I couldn’t have anticipated when I was working on it that this one would feels so human. It feels so emotional, and the moments feel so grounded. I’m like, ‘the one with the guy who puts magic items up his ass and can tell what they are is the grounded one?’ Yeah, it’s deeply human.I think there’s something about the fact that, by virtue of these six magical New Yorkers going on adventures as they have to live their lives… the crew of the Wurst in Starstruck, that is their life. They live there. They are at the mercy of those adventures. In Fantasy High, these kids are in high school for heroes. It’s a fundamentally absurd premise. In The Unsleeping City, threats to New York City arise, and these six characters are the most qualified to answer them. But when those threats aren’t there, they still have to figure out how to fill your days with meaning.

That is right in the pocket for people, and what they’re doing. When you see Sophia and Pete struggling with sobriety, or you see Kingston struggling with his feelings about wanting to be a father, you see the things that the characters grapple with.
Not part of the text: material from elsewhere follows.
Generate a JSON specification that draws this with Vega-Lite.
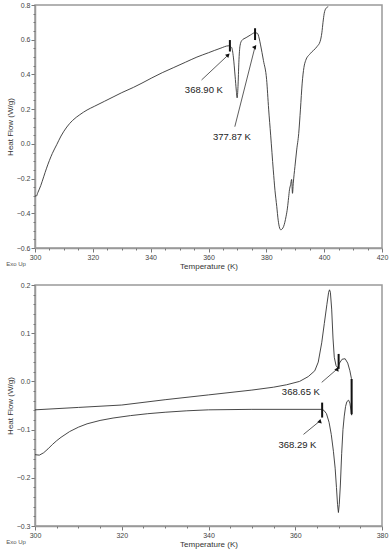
{
  "$schema": "https://vega.github.io/schema/vega-lite/v6.json",
  "background": "white",
  "padding": {"left": 5, "top": 0, "right": 6, "bottom": 1},
  "spacing": 9,
  "config": {
    "view": {"stroke": "#999", "strokeWidth": 1.5},
    "axis": {"labelFont": "Liberation Sans", "labelFontSize": 7, "labelColor": "#444", "titleFont": "Liberation Sans", "titleFontSize": 8, "titleFontWeight": "normal", "titleColor": "#333", "domainColor": "#999", "domainWidth": 1.5, "tickColor": "#777", "grid": false, "labelPadding": 1, "titlePadding": 2, "labelOverlap": false, "labelFlush": false}
  },
  "vconcat": [
    {
      "width": 347, "height": 243,
      "title": {"text": "Exo Up", "orient": "bottom", "anchor": "start", "frame": "bounds", "fontSize": 6, "font": "Liberation Sans", "fontWeight": "normal", "color": "#555", "offset": -9},
      "resolve": {"axis": {"x": "independent", "y": "independent"}},
      "layer": [
        {
          "data": {"values": [
            {"i":0,"T":300,"hf":-0.30},{"i":1,"T":300.5,"hf":-0.30},{"i":2,"T":301,"hf":-0.28},{"i":3,"T":302,"hf":-0.24},{"i":4,"T":303,"hf":-0.19},{"i":5,"T":304,"hf":-0.14},{"i":6,"T":305,"hf":-0.095},{"i":7,"T":306,"hf":-0.055},{"i":8,"T":307.5,"hf":-0.005},{"i":9,"T":309,"hf":0.045},{"i":10,"T":311,"hf":0.097},{"i":11,"T":313,"hf":0.135},{"i":12,"T":315.5,"hf":0.168},{"i":13,"T":318,"hf":0.195},{"i":14,"T":320.5,"hf":0.216},{"i":15,"T":324,"hf":0.245},{"i":16,"T":327,"hf":0.27},{"i":17,"T":330,"hf":0.295},{"i":18,"T":334,"hf":0.325},{"i":19,"T":337,"hf":0.35},{"i":20,"T":340.4,"hf":0.38},{"i":21,"T":344,"hf":0.41},{"i":22,"T":348,"hf":0.44},{"i":23,"T":352,"hf":0.47},{"i":24,"T":356,"hf":0.5},{"i":25,"T":360,"hf":0.525},{"i":26,"T":364,"hf":0.55},{"i":27,"T":367,"hf":0.565},{"i":28,"T":368,"hf":0.555},{"i":29,"T":368.6,"hf":0.5},{"i":30,"T":369.2,"hf":0.39},{"i":31,"T":369.6,"hf":0.31},{"i":32,"T":369.9,"hf":0.265},{"i":33,"T":370.2,"hf":0.33},{"i":34,"T":370.5,"hf":0.47},{"i":35,"T":370.9,"hf":0.565},{"i":36,"T":371.5,"hf":0.595},{"i":37,"T":373,"hf":0.612},{"i":38,"T":374.5,"hf":0.627},{"i":39,"T":376,"hf":0.64},{"i":40,"T":376.9,"hf":0.637},{"i":41,"T":377.5,"hf":0.61},{"i":42,"T":378,"hf":0.57},{"i":43,"T":379,"hf":0.48},{"i":44,"T":380.1,"hf":0.37},{"i":45,"T":380.8,"hf":0.2},{"i":46,"T":381.5,"hf":0.05},{"i":47,"T":382.4,"hf":-0.15},{"i":48,"T":383.0,"hf":-0.27},{"i":49,"T":383.6,"hf":-0.36},{"i":50,"T":384.1,"hf":-0.44},{"i":51,"T":384.6,"hf":-0.485},{"i":52,"T":385.0,"hf":-0.495},{"i":53,"T":385.5,"hf":-0.49},{"i":54,"T":386.0,"hf":-0.475},{"i":55,"T":386.8,"hf":-0.42},{"i":56,"T":387.3,"hf":-0.37},{"i":57,"T":387.7,"hf":-0.31},{"i":58,"T":388.0,"hf":-0.265},{"i":59,"T":388.4,"hf":-0.235},{"i":60,"T":388.75,"hf":-0.205},{"i":61,"T":389.05,"hf":-0.285},{"i":62,"T":389.3,"hf":-0.23},{"i":63,"T":389.9,"hf":-0.13},{"i":64,"T":390.5,"hf":-0.035},{"i":65,"T":391.2,"hf":0.06},{"i":66,"T":391.8,"hf":0.2},{"i":67,"T":392.4,"hf":0.35},{"i":68,"T":393.0,"hf":0.44},{"i":69,"T":393.6,"hf":0.48},{"i":70,"T":395.2,"hf":0.52},{"i":71,"T":397.5,"hf":0.56},{"i":72,"T":398.6,"hf":0.59},{"i":73,"T":399.2,"hf":0.64},{"i":74,"T":399.6,"hf":0.70},{"i":75,"T":400.0,"hf":0.75},{"i":76,"T":400.6,"hf":0.78},{"i":77,"T":401.4,"hf":0.79}
          ]},
          "mark": {"type": "line", "color": "#333", "strokeWidth": 0.9, "interpolate": "monotone"},
          "encoding": {
            "x": {"field": "T", "type": "quantitative", "scale": {"domain": [300, 420], "nice": false, "zero": false},
              "axis": {"title": "Temperature (K)", "format": "d", "orient": "bottom", "values": [300,320,340,360,380,400,420], "tickSize": 4}},
            "y": {"field": "hf", "type": "quantitative", "scale": {"domain": [-0.6, 0.8], "nice": false, "zero": false},
              "axis": {"title": "Heat Flow (W/g)", "format": ".1f", "orient": "left", "values": [-0.6,-0.4,-0.2,0,0.2,0.4,0.6,0.8], "tickSize": 4}},
            "order": {"field": "i", "type": "quantitative"}
          }
        },
        {
          "data": {"values": [{"T": 367.4, "lo": 0.532, "hi": 0.598}, {"T": 376.1, "lo": 0.598, "hi": 0.666}]},
          "mark": {"type": "rule", "color": "#111", "strokeWidth": 2},
          "encoding": {
            "x": {"field": "T", "type": "quantitative", "axis": {"orient": "bottom", "title": null, "labels": false, "domain": false, "tickSize": 2, "values": [305,310,315,325,330,335,345,350,355,365,370,375,385,390,395,405,410,415]}},
            "y": {"field": "lo", "type": "quantitative", "axis": {"orient": "left", "title": null, "labels": false, "domain": false, "tickSize": 2, "values": [-0.55,-0.5,-0.45,-0.35,-0.3,-0.25,-0.15,-0.1,-0.05,0.05,0.1,0.15,0.25,0.3,0.35,0.45,0.5,0.55,0.65,0.7,0.75]}},
            "y2": {"field": "hi"}
          }
        },
        {
          "data": {"values": [
            {"label": "368.90 K", "tx": 358.4, "ty": 0.31, "x1": 357.6, "y1": 0.368, "x2": 366.8, "y2": 0.512},
            {"label": "377.87 K", "tx": 368.1, "ty": 0.04, "x1": 369.1, "y1": 0.099, "x2": 376.1, "y2": 0.56}
          ]},
          "layer": [
            {"mark": {"type": "rule", "color": "#333", "strokeWidth": 0.8},
             "encoding": {"x": {"field": "x1", "type": "quantitative", "axis": null}, "y": {"field": "y1", "type": "quantitative", "axis": null}, "x2": {"field": "x2"}, "y2": {"field": "y2"}}},
            {"mark": {"type": "point", "shape": "triangle-up", "filled": true, "color": "#111", "size": 22, "opacity": 1},
             "encoding": {"x": {"field": "x2", "type": "quantitative", "axis": null}, "y": {"field": "y2", "type": "quantitative", "axis": null},
               "angle": {"field": "label", "type": "nominal", "scale": {"domain": ["368.90 K", "377.87 K"], "range": [47, 14]}, "legend": null}}},
            {"mark": {"type": "text", "font": "Liberation Sans", "fontSize": 9.5, "color": "#222"},
             "encoding": {"x": {"field": "tx", "type": "quantitative", "axis": null}, "y": {"field": "ty", "type": "quantitative", "axis": null}, "text": {"field": "label"}}}
          ]
        }
      ]
    },
    {
      "width": 347, "height": 241,
      "title": {"text": "Exo Up", "orient": "bottom", "anchor": "start", "frame": "bounds", "fontSize": 6, "font": "Liberation Sans", "fontWeight": "normal", "color": "#555", "offset": -9},
      "resolve": {"axis": {"x": "independent", "y": "independent"}},
      "layer": [
        {
          "data": {"values": [
            {"i":0,"T":300,"hf":-0.059},{"i":1,"T":310,"hf":-0.054},{"i":2,"T":320,"hf":-0.049},{"i":3,"T":330,"hf":-0.038},{"i":4,"T":340,"hf":-0.028},{"i":5,"T":350,"hf":-0.018},{"i":6,"T":355,"hf":-0.012},{"i":7,"T":358,"hf":-0.007},{"i":8,"T":361,"hf":0.0},{"i":9,"T":363,"hf":0.01},{"i":10,"T":364.5,"hf":0.022},{"i":11,"T":365.3,"hf":0.04},{"i":12,"T":366.1,"hf":0.08},{"i":13,"T":366.7,"hf":0.12},{"i":14,"T":367.3,"hf":0.16},{"i":15,"T":367.7,"hf":0.185},{"i":16,"T":367.9,"hf":0.19},{"i":17,"T":368.1,"hf":0.185},{"i":18,"T":368.4,"hf":0.15},{"i":19,"T":368.7,"hf":0.09},{"i":20,"T":369.0,"hf":0.05},{"i":21,"T":369.4,"hf":0.033},{"i":22,"T":369.8,"hf":0.028},{"i":23,"T":370.2,"hf":0.038},{"i":24,"T":370.8,"hf":0.046},{"i":25,"T":371.5,"hf":0.047},{"i":26,"T":372.1,"hf":0.038},{"i":27,"T":372.6,"hf":0.022},{"i":28,"T":372.95,"hf":0.006},{"i":29,"T":373.0,"hf":-0.07},{"i":30,"T":372.85,"hf":-0.06},{"i":31,"T":372.6,"hf":-0.045},{"i":32,"T":372.3,"hf":-0.039},{"i":33,"T":371.9,"hf":-0.042},{"i":34,"T":371.6,"hf":-0.052},{"i":35,"T":371.3,"hf":-0.072},{"i":36,"T":371.0,"hf":-0.1},{"i":37,"T":370.7,"hf":-0.15},{"i":38,"T":370.4,"hf":-0.215},{"i":39,"T":370.15,"hf":-0.255},{"i":40,"T":369.95,"hf":-0.272},{"i":41,"T":369.75,"hf":-0.255},{"i":42,"T":369.5,"hf":-0.22},{"i":43,"T":369.2,"hf":-0.18},{"i":44,"T":368.8,"hf":-0.145},{"i":45,"T":368.3,"hf":-0.11},{"i":46,"T":367.8,"hf":-0.085},{"i":47,"T":367.2,"hf":-0.067},{"i":48,"T":366.6,"hf":-0.06},{"i":49,"T":366,"hf":-0.058},{"i":50,"T":350,"hf":-0.058},{"i":51,"T":340,"hf":-0.059},{"i":52,"T":335,"hf":-0.061},{"i":53,"T":330,"hf":-0.064},{"i":54,"T":326,"hf":-0.067},{"i":55,"T":322,"hf":-0.071},{"i":56,"T":318,"hf":-0.076},{"i":57,"T":315,"hf":-0.081},{"i":58,"T":312,"hf":-0.088},{"i":59,"T":310,"hf":-0.095},{"i":60,"T":308,"hf":-0.104},{"i":61,"T":306,"hf":-0.116},{"i":62,"T":305,"hf":-0.123},{"i":63,"T":304,"hf":-0.131},{"i":64,"T":303,"hf":-0.14},{"i":65,"T":302,"hf":-0.148},{"i":66,"T":301,"hf":-0.153},{"i":67,"T":300,"hf":-0.152}
          ]},
          "mark": {"type": "line", "color": "#333", "strokeWidth": 0.9},
          "encoding": {
            "x": {"field": "T", "type": "quantitative", "scale": {"domain": [300, 380], "nice": false, "zero": false},
              "axis": {"title": "Temperature (K)", "format": "d", "orient": "bottom", "values": [300,320,340,360,380], "tickSize": 4}},
            "y": {"field": "hf", "type": "quantitative", "scale": {"domain": [-0.3, 0.2], "nice": false, "zero": false},
              "axis": {"title": "Heat Flow (W/g)", "format": ".1f", "orient": "left", "values": [-0.3,-0.2,-0.1,0,0.1,0.2], "tickSize": 4}},
            "order": {"field": "i", "type": "quantitative"}
          }
        },
        {
          "data": {"values": [{"T": 370.0, "lo": 0.026, "hi": 0.057}, {"T": 366.2, "lo": -0.075, "hi": -0.044}, {"T": 373.0, "lo": -0.068, "hi": 0.005}]},
          "mark": {"type": "rule", "color": "#111", "strokeWidth": 2},
          "encoding": {
            "x": {"field": "T", "type": "quantitative", "axis": {"orient": "bottom", "title": null, "labels": false, "domain": false, "tickSize": 2, "values": [305,310,315,325,330,335,345,350,355,365,370,375]}},
            "y": {"field": "lo", "type": "quantitative", "axis": {"orient": "left", "title": null, "labels": false, "domain": false, "tickSize": 2, "values": [-0.28,-0.26,-0.24,-0.22,-0.18,-0.16,-0.14,-0.12,-0.08,-0.06,-0.04,-0.02,0.02,0.04,0.06,0.08,0.12,0.14,0.16,0.18]}},
            "y2": {"field": "hi"}
          }
        },
        {
          "data": {"values": [
            {"label": "368.65 K", "tx": 361.3, "ty": -0.021, "x1": 366.1, "y1": -0.002, "x2": 369.7, "y2": 0.026},
            {"label": "368.29 K", "tx": 360.5, "ty": -0.131, "x1": 361.9, "y1": -0.11, "x2": 365.7, "y2": -0.082}
          ]},
          "layer": [
            {"mark": {"type": "rule", "color": "#333", "strokeWidth": 0.8},
             "encoding": {"x": {"field": "x1", "type": "quantitative", "axis": null}, "y": {"field": "y1", "type": "quantitative", "axis": null}, "x2": {"field": "x2"}, "y2": {"field": "y2"}}},
            {"mark": {"type": "point", "shape": "triangle-up", "filled": true, "color": "#111", "size": 22, "opacity": 1},
             "encoding": {"x": {"field": "x2", "type": "quantitative", "axis": null}, "y": {"field": "y2", "type": "quantitative", "axis": null},
               "angle": {"field": "label", "type": "nominal", "scale": {"domain": ["368.65 K", "368.29 K"], "range": [50, 51]}, "legend": null}}},
            {"mark": {"type": "text", "font": "Liberation Sans", "fontSize": 9.5, "color": "#222"},
             "encoding": {"x": {"field": "tx", "type": "quantitative", "axis": null}, "y": {"field": "ty", "type": "quantitative", "axis": null}, "text": {"field": "label"}}}
          ]
        }
      ]
    }
  ]
}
Especially in season two, those things are so deeply human. In a weird way, there’s a metaphor there. I think a lot of people look at a world that has things happening all the time in it that cause great alarm and dismay, and people realize, all of us, the billions of people that want no part in how these dark tidings are unfolding, we all might have to find spaces in our lives to band together arm in arm.

Whether that’s mutual aid, whether that’s direct action, whether that’s labor organizing, whatever you need to do to strengthen your community and make a brighter future for you and the people you care about. We need to do it We all now have that thing that the dream team in New York City has. Sometimes I am called upon for great heroism in the midst of a life that I have to devote to finding need and purpose and community. I think that that’s why it’s struck the chord that it has with people. It makes me very proud to be a part of team of crew and cast bringing this story to life.